- [Short exercise]: Only the lines from the top of the records below through the line containing "q_10 = [81, 390, 697, 808, 850, 889, 939, 990, 1000]" should be printed, exactly and without pictures.

- [Records provided]:
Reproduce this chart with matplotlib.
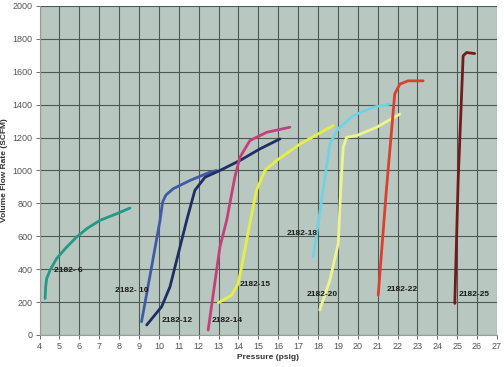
import matplotlib.pyplot as plt

# pressure (psig) / flow (SCFM), one pair of lists per run
p_6 = [4.28, 4.31, 4.36, 4.53, 4.86, 5.37, 5.87, 6.37, 7.04, 7.88, 8.55]
q_6 = [222, 293, 343, 394, 465, 535, 596, 646, 697, 737, 772]

p_10 = [9.13, 9.6, 10.06, 10.19, 10.35, 10.72, 11.56, 12.57, 12.9]
q_10 = [81, 390, 697, 808, 850, 889, 939, 990, 1000]

p_12 = [9.39, 10.14, 10.56, 11.4, 11.81, 12.32, 13.07, 14.08, 15.08, 16.09]
q_12 = [61, 172, 293, 697, 879, 959, 1000, 1061, 1131, 1192]

p_14 = [12.48, 13.07, 13.41, 13.82, 14.08, 14.58, 15.42, 16.59]
q_14 = [30, 535, 697, 959, 1081, 1182, 1232, 1263]

p_15 = [12.99, 13.66, 13.99, 14.16, 14.58, 14.91, 15.33, 15.92, 17.09, 18.76]
q_15 = [196, 242, 313, 414, 680, 879, 1000, 1061, 1160, 1273]

p_18 = [17.76, 18.26, 18.6, 19.01, 19.77, 20.77, 21.61]
q_18 = [475, 879, 1162, 1253, 1333, 1384, 1404]

p_20 = [18.09, 18.6, 19.02, 19.15, 19.27, 19.44, 19.94, 20.95, 22.12]
q_20 = [152, 333, 556, 900, 1141, 1202, 1212, 1263, 1343]

p_22 = [21.03, 21.44, 21.86, 22.12, 22.53, 23.29]
q_22 = [242, 879, 1465, 1525, 1545, 1545]

p_25 = [24.88, 25.05, 25.3, 25.47, 25.88]
q_25 = [192, 939, 1697, 1717, 1711]

series = [
    (p_6, q_6, "#239a86"),
    (p_10, q_10, "#3f5ba8"),
    (p_12, q_12, "#1f2e63"),
    (p_14, q_14, "#c4407c"),
    (p_15, q_15, "#e6f040"),
    (p_18, q_18, "#6fd3e3"),
    (p_20, q_20, "#eef48e"),
    (p_22, q_22, "#dc3f2f"),
    (p_25, q_25, "#731b1b"),
]

# run labels and where they sit (left edge, baseline-ish centre)
labels = ["2182- 6", "2182- 10", "2182-12", "2182-14", "2182-15",
          "2182-18", "2182-20", "2182-22", "2182-25"]
label_x = [4.75, 7.8, 10.14, 12.65, 14.08, 16.42, 17.43, 21.45, 25.08]
label_y = [394, 273, 91, 91, 309, 616, 248, 277, 248]

fig = plt.figure(figsize=(5.04, 3.67), dpi=100)
ax = fig.add_axes([0.0784, 0.0872, 0.9076, 0.8965])
ax.set_facecolor("#b8c8c1")

for p, q, c in series:
    ax.plot(p, q, color=c, lw=2.0, solid_capstyle="round", solid_joinstyle="round", zorder=3)

for txt, x, y in zip(labels, label_x, label_y):
    ax.text(x, y, txt, fontsize=6, fontweight="bold", color="#1a1a1a",
            ha="left", va="center", family="Liberation Sans", zorder=4)

ax.set_xlim(4, 27)
ax.set_ylim(0, 2000)
ax.set_xticks(range(4, 28))
ax.set_yticks(range(0, 2001, 200))
ax.grid(True, color="#4e5853", lw=0.8, zorder=1)
ax.set_axisbelow(True)

for s in ["top", "right"]:
    ax.spines[s].set_visible(False)
for s in ["left", "bottom"]:
    ax.spines[s].set_color("#9a9a9a")
    ax.spines[s].set_linewidth(0.8)

ax.tick_params(labelsize=6.5, colors="#555555", length=3, width=0.6, pad=2)
for lab in ax.get_xticklabels() + ax.get_yticklabels():
    lab.set_family("Liberation Sans")

ax.set_xlabel("Pressure (psig)", fontsize=6, fontweight="bold", color="#333333",
              family="Liberation Sans", labelpad=2)
ax.set_ylabel("Volume Flow Rate (SCFM)", fontsize=6, fontweight="bold", color="#333333",
              family="Liberation Sans", labelpad=3)

fig.savefig("out.png", dpi=100)
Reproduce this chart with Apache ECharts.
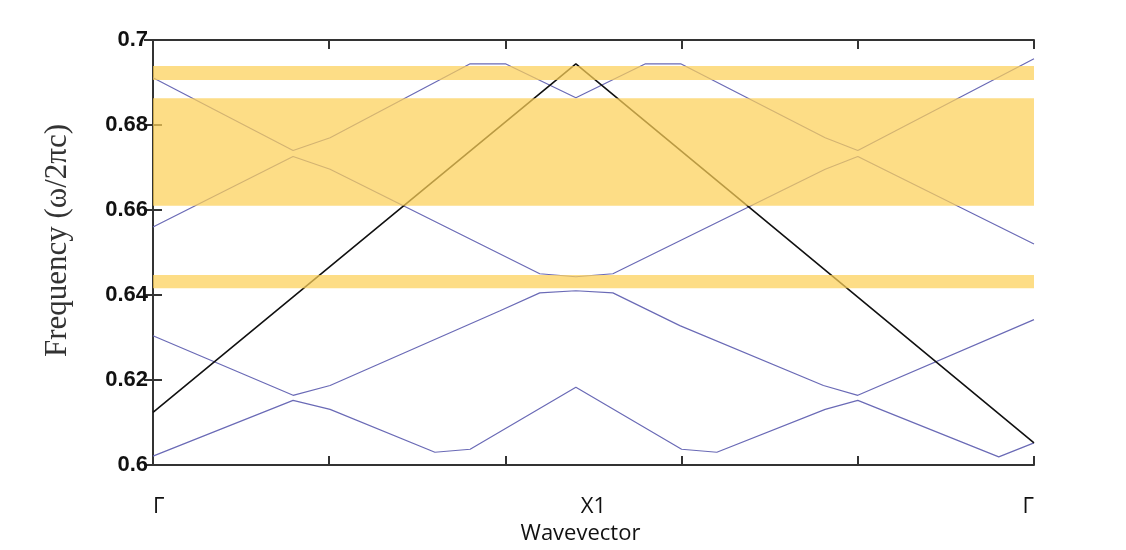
<!DOCTYPE html>
<html>
<head>
<meta charset="utf-8">
<script src="https://cdn.jsdelivr.net/npm/echarts@6/dist/echarts.min.js"></script>
<style>
  html, body { margin: 0; padding: 0; background: #fff; }
  #chart { width: 1126px; height: 550px; }
</style>
</head>
<body>
<div id="chart"></div>
<script>
// band structure, x in [0,1] along Γ - X1 - Γ
const band1 = [[0, 0.6911], [0.159, 0.6740], [0.201, 0.6770], [0.360, 0.6944], [0.400, 0.6944], [0.480, 0.6864], [0.559, 0.6944], [0.599, 0.6944], [0.763, 0.6770], [0.800, 0.6740], [1, 0.6956]];
const band2 = [[0, 0.6560], [0.159, 0.6726], [0.201, 0.6696], [0.439, 0.6450], [0.480, 0.6443], [0.522, 0.6450], [0.763, 0.6696], [0.800, 0.6726], [1, 0.6520]];
const band3 = [[0, 0.6304], [0.159, 0.6164], [0.201, 0.6187], [0.394, 0.6363], [0.439, 0.6405], [0.480, 0.6410], [0.522, 0.6405], [0.598, 0.6328], [0.761, 0.6187], [0.800, 0.6164], [1, 0.6342]];
const band4 = [[0, 0.6021], [0.159, 0.6152], [0.201, 0.6131], [0.320, 0.6030], [0.360, 0.6037], [0.480, 0.6183], [0.600, 0.6037], [0.640, 0.6030], [0.763, 0.6131], [0.800, 0.6152], [0.960, 0.6019], [1, 0.6052]];
const lightLine = [[0, 0.6124], [0.480, 0.6944], [1, 0.6052]];

// band gaps (yellow)
const gaps = [[0.6906, 0.6939], [0.6610, 0.6863], [0.6416, 0.6447]];

// x tick labels
const kPoints = [0, 0.5, 1];
const kLabels = ['Γ', 'X1', 'Γ'];

const yTicks = { min: 0.6, max: 0.7, step: 0.02 };

const chart = echarts.init(document.getElementById('chart'));

const axisLineStyle = { color: '#333', width: 2 };

function bandSeries(data) {
    return {
        type: 'line',
        data: data,
        symbol: 'none',
        lineStyle: { color: '#6a6ab6', width: 1.2 },
        z: 2
    };
}

const option = {
    animation: false,
    grid: { left: 153, right: 92, top: 40, bottom: 83 },
    xAxis: [
        {
            type: 'value', position: 'bottom', min: 0, max: 1, interval: 0.2,
            axisLine: { lineStyle: axisLineStyle },
            axisTick: { inside: true, length: 9, lineStyle: axisLineStyle },
            axisLabel: { show: false },
            splitLine: { show: false }
        },
        {
            type: 'value', position: 'top', min: 0, max: 1, interval: 0.2,
            axisLine: { lineStyle: axisLineStyle },
            axisTick: { inside: true, length: 9, lineStyle: axisLineStyle },
            axisLabel: { show: false },
            splitLine: { show: false }
        },
        {
            type: 'value', position: 'bottom', min: 0, max: 1, interval: 0.5,
            axisLine: { show: false },
            axisTick: { show: false },
            splitLine: { show: false },
            axisLabel: {
                margin: 31,
                color: '#111',
                fontSize: 22,
                fontFamily: 'Open Sans',
                alignMinLabel: 'left',
                alignMaxLabel: 'right',
                formatter: function (v) {
                    const i = kPoints.indexOf(v);
                    return i >= 0 ? kLabels[i] : '';
                }
            },
            name: 'Wavevector',
            nameLocation: 'middle',
            nameGap: 58,
            nameTextStyle: { color: '#111', fontSize: 22, fontFamily: 'Open Sans', padding: [0, 26, 0, 0] }
        }
    ],
    yAxis: [
        {
            type: 'value', position: 'left', min: yTicks.min, max: yTicks.max, interval: yTicks.step,
            axisLine: { show: true, lineStyle: axisLineStyle },
            axisTick: { show: true, inside: true, length: 9, lineStyle: axisLineStyle },
            axisLabel: { color: '#111', fontSize: 22, fontWeight: 'bold', fontFamily: 'Liberation Sans', margin: 5 },
            splitLine: { show: false },
            name: 'Frequency (ω/2πc)',
            nameLocation: 'middle',
            nameGap: 80,
            nameTextStyle: { color: '#333', fontSize: 31, fontFamily: 'Liberation Serif', padding: [0, 0, 0, 24] }
        },
        {
            type: 'value', position: 'right', min: yTicks.min, max: yTicks.max, interval: yTicks.step,
            axisLine: { show: true, lineStyle: axisLineStyle },
            axisTick: { show: true, inside: true, length: 9, lineStyle: axisLineStyle },
            axisLabel: { show: false },
            splitLine: { show: false }
        }
    ],
    series: [
        bandSeries(band1),
        bandSeries(band2),
        bandSeries(band3),
        bandSeries(band4),
        {
            type: 'line',
            data: lightLine,
            symbol: 'none',
            lineStyle: { color: '#111', width: 1.6 },
            z: 3
        },
        {
            type: 'line',
            data: [],
            symbol: 'none',
            z: 10,
            silent: true,
            markArea: {
                silent: true,
                z: 10,
                itemStyle: { color: 'rgba(252, 208, 88, 0.72)' },
                data: gaps.map(g => [{ xAxis: 0, yAxis: g[0] }, { xAxis: 1, yAxis: g[1] }])
            }
        }
    ]
};

chart.setOption(option);
</script>
</body>
</html>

- [Result of this task]:
Reproduce this chart with matplotlib.
import matplotlib.pyplot as plt

# pressure (psig) / flow (SCFM), one pair of lists per run
p_6 = [4.28, 4.31, 4.36, 4.53, 4.86, 5.37, 5.87, 6.37, 7.04, 7.88, 8.55]
q_6 = [222, 293, 343, 394, 465, 535, 596, 646, 697, 737, 772]

p_10 = [9.13, 9.6, 10.06, 10.19, 10.35, 10.72, 11.56, 12.57, 12.9]
q_10 = [81, 390, 697, 808, 850, 889, 939, 990, 1000]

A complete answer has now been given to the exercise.